By James Eugene
According to Sanjay Arya, head of Morningstar Indexes, the rationale behind this demotion is due to a relatively large drop in liquidity over the past few years, consequently declining to levels below the minimum liquidity standards required to remain classified as an “emerging market”.
The Morocco Casablanca Stock Exchange CFG 25, which consists of 84% of the total market capitalisation of every company listed on the Casablanca Stock Exchange, has dropped by 25% over a five year period and things aren’t expected to get better any time soon due to lack of reforms.
The Moroccan government’s attempts to boost liquidity in its equity markets by issuing incentive grants to encourage initial public offerings and permitting short selling have failed. Around 60% of Moroccan equities failed Morningstar’s liquidity screening, providing even more proof that Morocco “no longer aligns with the emerging-market standard and hence will be reclassified as a frontier market”, according to the review.
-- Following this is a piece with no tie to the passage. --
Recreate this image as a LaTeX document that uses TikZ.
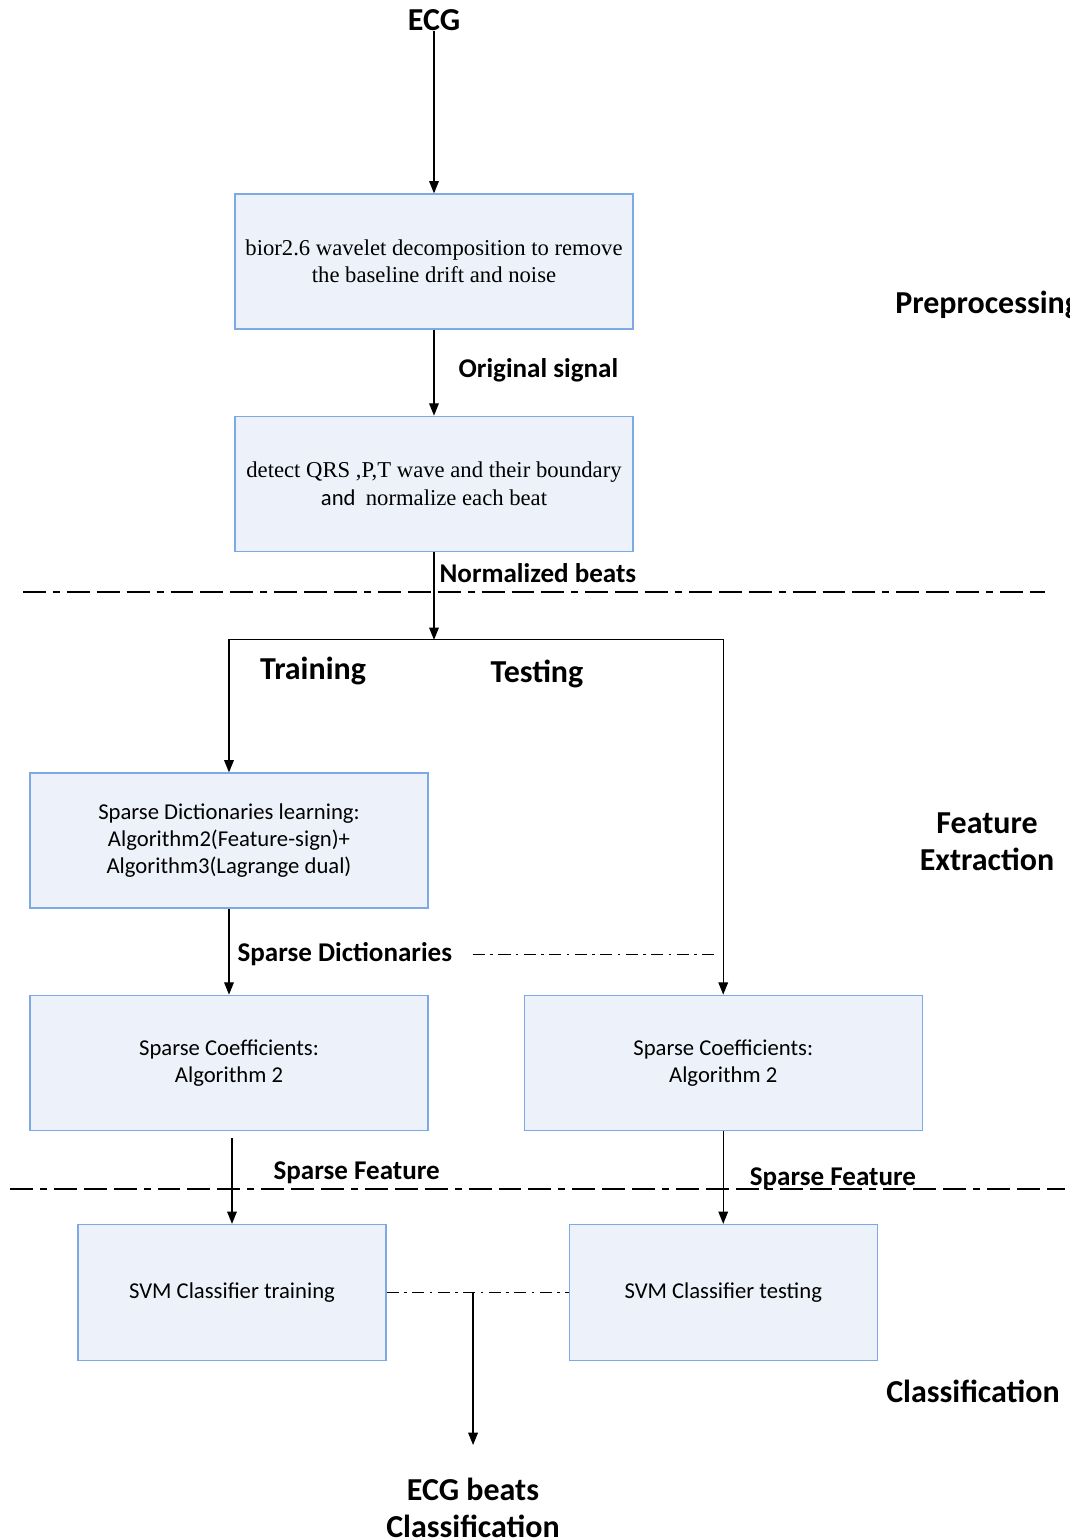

The review points out that despite passing most of the classification criteria, such as market accessibility, quality of brokerage and transparency, it failed on many important sections, namely: equity market structure; the aforementioned market liquidity, short selling; off-exchange transactions; and delivery free of payment facilities.
Previous Liquidity Problems
Morningstar are not the first company to downgrade Morocco. MSCI were the first to reduce its status, which occurred in 2013. Towards the end of 2014, ratings agency Standard’s and Poor reduced the country’s status from “emerging” to “frontier”, citing “lack of liquidity on global markets” as a reason for doing so. Specifically, they said:
The lack of liquidity in Moroccan equity markets is a significant issue for market participants. The declining trend in market liquidity over the last several years does not align with other emerging markets, making it more appropriate to be classified as a frontier market.
Despite having a relatively large stock exchange in Africa in terms of market capitalisation, there are only 77 listed companies on the Casablanca Stock Exchange. For comparative purposes, Egypt has around 200 listed companies. Companies have been approached to be floated on the exchange, but refused due to low liquidity, low valuations and not being dynamic enough. The lack of investment options has been a major factor in behind the low liquidity problems.
There are a few solutions to this problem. Firstly, the government will need to try harder to provide incentives for local companies to list on the index. SMEs account for 60% of Morocco’s GDP as well as providing 50% of the country’s jobs, therefore indicating that targeting SMEs should be on the top of the agenda for leaders of the economy. Another solution is to increase the number of initial public offerings (IPOs) on the market to attract not only domestic demand, but foreign demand. By doing so, it may allow investors to research into other listed companies.
Elsewhere, Greece was demoted from “developed” to “emerging” market status, while South Korea failed to springboard from the current “emerging” market status.